Source: Philippine Association of Nutrition, Inc. (PAN)
The rapid increase of obesity rates and non-communicable diseases (NCDs) in the Philippines, along with the persistence of under-nutrition among children, require nutrition experts to come up with approaches and solutions that are not only evidence-based, but also context-specific.
This was one of the key themes at the Philippine Association of Nutrition, Inc. (PAN) 70th Anniversary and Annual Convention
held in Manila, Philippines, on 13 and 14 July 2017. Under the theme “Healthy Lifestyle . . . for LIFE!” the conference brought together nutritionists, academics, students, policymakers and regulators, and representatives from the food industry in the Philippines and across the world, to focus on dietary interventions intended to address the double burden of malnutrition.
Delivering a keynote address at the convention, Professor Jeyakumar Henry, Director of the Clinical Nutrition Research Centre (CNRC
) – a joint initiative between the Singapore Institute of Clinical Sciences (SICS) of the Agency for Science, Technology and Research (A*STAR), and the National University Health System (NUHS) – said that it is vital that policy decisions are made on evidence-based science rather than intuition or extrapolation of recommendations implemented in the West. Professor Henry said that the Asian phenotype appears to respond to food differently, and highlighted how foods ingested are metabolised and utilised differently in Asians, during his presentation.

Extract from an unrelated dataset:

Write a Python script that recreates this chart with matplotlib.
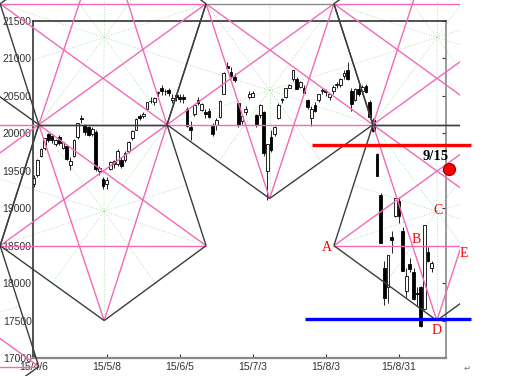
import matplotlib
matplotlib.use("Agg")
import matplotlib.pyplot as plt
from matplotlib.patches import Rectangle

# Nikkei 225 daily candles, 2015/4/6 .. 2015/9/11 (trading day index 0..109)
opens = [19320, 19440, 19700, 19810, 19990, 19960, 19860, 19950, 19810, 19830,
         19580, 19700, 19950, 20200, 20110, 20080, 19990, 20020, 19500, 19390,
         19330, 19530, 19590, 19590, 19640, 19640, 19760, 19940, 20050, 20230,
         20230, 20320, 20430, 20420, 20540, 20610, 20560, 20580, 20450, 20510,
         20490, 20480, 20330, 20080, 20260, 20440, 20310, 20290, 20300, 20100,
         20110, 20220, 20530, 20900, 20820, 20750, 20410, 20160, 20280, 20480,
         20490, 20240, 20250, 20290, 19500, 19950, 19990, 20210, 20440, 20490,
         20610, 20720, 20730, 20620, 20600, 20450, 20200, 20380, 20450, 20560,
         20570, 20490, 20560, 20640, 20650, 20760, 20850, 20570, 20450, 20590,
         20560, 20630, 20420, 20180, 19730, 19170, 18200, 17950, 18620, 18890,
         19100, 18700, 17900, 18260, 18150, 17870, 17950, 17650, 18420, 18200]
highs = [19440, 19660, 19810, 19940, 20006, 19980, 19920, 19980, 19890, 19850,
         19680, 19930, 20140, 20250, 20120, 20100, 20080, 20040, 19560, 19420,
         19420, 19630, 19650, 19790, 19690, 19760, 19900, 20040, 20200, 20260,
         20290, 20420, 20480, 20490, 20560, 20650, 20590, 20600, 20520, 20530,
         20520, 20530, 20350, 20160, 20390, 20480, 20400, 20320, 20340, 20140,
         20210, 20450, 20820, 20952, 20890, 20800, 20420, 20260, 20360, 20560,
         20560, 20260, 20390, 20300, 19860, 20050, 20100, 20400, 20470, 20610,
         20660, 20850, 20750, 20700, 20650, 20460, 20360, 20420, 20530, 20600,
         20590, 20540, 20640, 20690, 20740, 20840, 20947, 20600, 20610, 20660,
         20640, 20660, 20440, 20200, 19740, 19200, 18300, 18380, 18700, 19140,
         19150, 18750, 18200, 18330, 18200, 17950, 17960, 18770, 18480, 18300]
lows = [19280, 19420, 19690, 19780, 19880, 19870, 19830, 19850, 19790, 19640,
        19510, 19690, 19930, 20140, 19980, 19960, 19960, 19500, 19440, 19260,
        19260, 19510, 19540, 19570, 19540, 19620, 19740, 19910, 20040, 20180,
        20200, 20310, 20400, 20380, 20480, 20510, 20510, 20500, 20400, 20430,
        20420, 20400, 20090, 19910, 20230, 20380, 20300, 20200, 20200, 19960,
        20050, 20200, 20520, 20840, 20740, 20680, 20090, 20130, 20250, 20460,
        20480, 20080, 20200, 19700, 19115, 19750, 19970, 20190, 20400, 20470,
        20600, 20700, 20590, 20600, 20540, 20320, 20100, 20280, 20420, 20520,
        20500, 20450, 20530, 20600, 20620, 20720, 20710, 20300, 20430, 20500,
        20520, 20540, 20190, 20020, 19430, 18540, 17714, 17740, 18400, 18880,
        18800, 18160, 17820, 18150, 17780, 17700, 17415, 17640, 18280, 18150]
closes = [19398, 19641, 19790, 19938, 19908, 19905, 19909, 19870, 19886, 19653,
          19634, 19909, 20134, 20188, 20020, 19983, 20059, 19520, 19532, 19292,
          19379, 19621, 19625, 19765, 19570, 19733, 19890, 20026, 20197, 20203,
          20264, 20414, 20437, 20473, 20551, 20563, 20570, 20543, 20474, 20488,
          20461, 20457, 20096, 20046, 20383, 20407, 20388, 20258, 20219, 19991,
          20174, 20428, 20809, 20868, 20771, 20706, 20110, 20236, 20329, 20523,
          20540, 20112, 20377, 19738, 19856, 19780, 20090, 20385, 20463, 20600,
          20651, 20842, 20594, 20684, 20545, 20350, 20329, 20303, 20523, 20585,
          20548, 20520, 20614, 20664, 20725, 20809, 20721, 20393, 20596, 20519,
          20620, 20554, 20223, 20034, 19436, 18541, 17807, 18377, 18574, 19136,
          18890, 18166, 18095, 18182, 17792, 17860, 17427, 18771, 18300, 18264]

tick_days = [0, 20, 40, 60, 80, 100]
tick_labels = ["15/4/6", "15/5/8", "15/6/5", "15/7/3", "15/8/3", "15/8/31"]
price_ticks = [17000, 17500, 18000, 18500, 19000, 19500, 20000, 20500, 21000, 21500]

# drawn geometry: vertices (trading day, price)
node_name = ["C0", "C1", "C2", "C3", "C4", "LL", "L", "R", "A", "E",
             "LT", "T1", "T2", "ET", "B1", "D", "B1u", "Du", "M", "Mf", "Q0", "Q", "Mb"]
node_day = [-55.0, 1.4, 36.5, 92.9, 128.0, -44.3, -9.2, 47.2, 82.2, 138.7,
            -9.2, 47.2, 82.2, 138.7, 19.3, 110.4, 19.3, 110.4, 64.6, -26.8, -55.0, 1.4, -26.8]
node_price = [20115, 20115, 20115, 20115, 20115, 18500, 18500, 18500, 18500, 18500,
              21730, 21730, 21730, 21730, 17500, 17500, 22730, 22730, 19130, 21100, 16885, 16885, 15900]
nodes = {n: (d, p) for n, d, p in zip(node_name, node_day, node_price)}

# cells: (mid-left, mid-right, side1, side2, apex)
p_cells = [("C1", "C2", "L", "R", "B1"), ("C1", "C2", "LT", "T1", "B1u"),
           ("C3", "C4", "A", "E", "D"), ("C3", "C4", "T2", "ET", "Du")]
p_centers = [(19.3, 18960), (19.3, 21280), (110.4, 18960), (110.4, 21280)]
m_cells = [("C2", "C3", "T1", "T2", "M"), ("C0", "C1", "LL", "L", "Mf"), ("Q0", "Q", "LL", "L", "Mb")]
m_centers = [(64.6, 20575), (-26.8, 19655), (-26.8, 17345)]

red_line = (76.2, 119.7, 19850)
blue_line = (74.3, 119.7, 17520)
target_day, target_price = 113.7, 19518

labels = ["A", "B", "C", "D", "E"]
label_day = [80.3, 104.7, 110.7, 110.4, 117.8]
label_price = [18473, 18580, 18968, 17362, 18393]

PINK = "#f26ab6"
DARK = "#3c3c3c"
DOT = "#9ad89a"

fig = plt.figure(figsize=(5.15, 3.76), dpi=100)
ax = fig.add_axes([33 / 515, 18 / 376, 413 / 515, 337 / 376])
clip_rect = Rectangle((0, 0), 460 / 515, 1, transform=fig.transFigure)


def seg(a, b, color, lw=1.0, ls="-", z=3):
    p, q = nodes[a] if isinstance(a, str) else a, nodes[b] if isinstance(b, str) else b
    ln, = ax.plot([p[0], q[0]], [p[1], q[1]], color=color, lw=lw, ls=ls, zorder=z,
                  solid_capstyle="butt")
    ln.set_clip_path(clip_rect)


def mid(a, b):
    return ((nodes[a][0] + nodes[b][0]) / 2, (nodes[a][1] + nodes[b][1]) / 2)


# dotted radials
for cells, centers, kind in [(p_cells, p_centers, "p"), (m_cells, m_centers, "m")]:
    for (ca, cb, s1, s2, ap), c in zip(cells, centers):
        if kind == "p":
            edges = [(ca, s1), (s1, ap), (ap, s2), (s2, cb), (cb, ca)]
        else:
            edges = [(ca, s1), (s1, s2), (s2, cb), (cb, ap), (ap, ca)]
        for v in (ca, cb, s1, s2, ap):
            seg(c, v, DOT, 0.6, (0, (1, 2)), 1.5)
        for e in edges:
            seg(c, mid(*e), DOT, 0.6, (0, (1, 2)), 1.5)

# candles
for i in range(len(closes)):
    o, h, l, c = opens[i], highs[i], lows[i], closes[i]
    ax.vlines(i, l, h, color="black", lw=0.6, zorder=2)
    up = c >= o
    ax.bar(i, max(abs(c - o), 8), bottom=min(o, c), width=0.75,
           color="white" if up else "black", edgecolor="black", lw=0.6, zorder=2.2)

# pentagon cells
for ca, cb, s1, s2, ap in p_cells:
    for a, b in [(s1, s2), (s1, cb), (s2, ca), (ap, ca), (ap, cb)]:
        seg(a, b, PINK, 1.0, z=3)
    for a, b in [(ca, cb), (ca, s1), (s1, ap), (ap, s2), (s2, cb)]:
        seg(a, b, DARK, 1.0, z=3.5)

# wide cells
for ca, cb, s1, s2, ap in m_cells:
    for a, b in [(ca, cb), (s1, ap), (s2, ap), (s1, cb), (s2, ca)]:
        seg(a, b, PINK, 1.0, z=3)
    for a, b in [(ca, s1), (s2, cb), (ca, ap), (ap, cb)]:
        seg(a, b, DARK, 1.0, z=3.5)
    seg(s1, s2, "#8a8a8a", 1.0, z=3.4)

ax.plot(red_line[:2], [red_line[2]] * 2, color="#ff0000", lw=2.4, zorder=4,
        clip_on=False, solid_capstyle="butt")
ax.plot(blue_line[:2], [blue_line[2]] * 2, color="#0000ff", lw=2.4, zorder=4,
        clip_on=False, solid_capstyle="butt")
ax.plot([target_day], [target_price], "o", color="#ff0000", markeredgecolor="#b00000",
        markersize=8.5, zorder=5, clip_on=False)
ax.text(target_day - 3.6, target_price + 175, "9/15", fontsize=10.5, fontweight="bold",
        family="Liberation Serif", ha="center", va="center", zorder=6, clip_on=False)
for t, d, p in zip(labels, label_day, label_price):
    ax.text(d, p, t, color="#ff0000", fontsize=10, family="Liberation Serif",
            ha="center", va="center", zorder=6, clip_on=False)

ax.set_xlim(-0.2, 112.9)
ax.set_ylim(17000, 21500)
ax.set_xticks(tick_days)
ax.set_xticklabels(tick_labels)
ax.set_yticks(price_ticks)
ax.set_yticklabels([str(v) for v in price_ticks])
ax.tick_params(axis="x", direction="in", length=3, labelsize=7.5, colors="#333333", pad=3)
ax.tick_params(axis="y", left=False, right=True, direction="in", length=3,
               labelsize=7.5, colors="#333333", pad=1)
for lbl in ax.get_xticklabels() + ax.get_yticklabels():
    lbl.set_family("Liberation Sans")
ax.spines["left"].set_color("#333333")
ax.spines["top"].set_color("#333333")
ax.spines["right"].set_color("#888888")
ax.spines["bottom"].set_color("#888888")
for s in ax.spines.values():
    s.set_linewidth(1.2)
ax.spines["bottom"].set_linewidth(1.6)
fig.text(467 / 515, 3 / 376, "\u21b5", fontsize=6, color="#777777", ha="center", va="bottom")

fig.savefig("out.png", dpi=100)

Mr Steven Bartholomeusz, Director of Advocacy & Communications at Food Industry Asia (FIA), presented data from the World Health Organization (WHO) on obesity and NCDs, as well as a recently launched report by the Economist Intelligence Unit (EIU) on the economic cost of obesity in six ASEAN countries, including the Philippines, which shows that obesity rates have grown at an average of 28 per cent in a four-year period from 2010 to 2014. The EIU claims that obesity costs the six ASEAN countries surveyed up to US$10 billion in 2016.
Speaking during a plenary discussion on “How are stakeholders responding to the evidence?”, Mr Bartholomeusz highlighted the EIU report’s finding that policymakers in low- and middle-income ASEAN countries have a “blind spot” when it comes to obesity, and that ASEAN countries lack granular data on obesity prevalence and intervention impacts.
“While the food industry in the region and across the globe are responding to these issues via voluntary labelling schemes, voluntary pledges to restrict marketing to kids, product innovation and reformulation, the industry remains under pressure from regulators and policymakers,” he said.
“To deliver a solution to the problem of obesity and NCDs requires a whole-of-society approach – the public and private sector, academics, nutritionist and civil society working together. This is vital to deliver sustainable outcomes.”
In her closing remarks, Dr Regina A. Pedro, Overall Convention Chair of the PAN 70th Anniversary and Convention, emphasised the importance of engaging in partnership with industry players and students, who she said are bound to contribute to the common interest to protect the nutrition of the general population.
Over 700 participants attended the two-day conference held in Quezon City, Manila.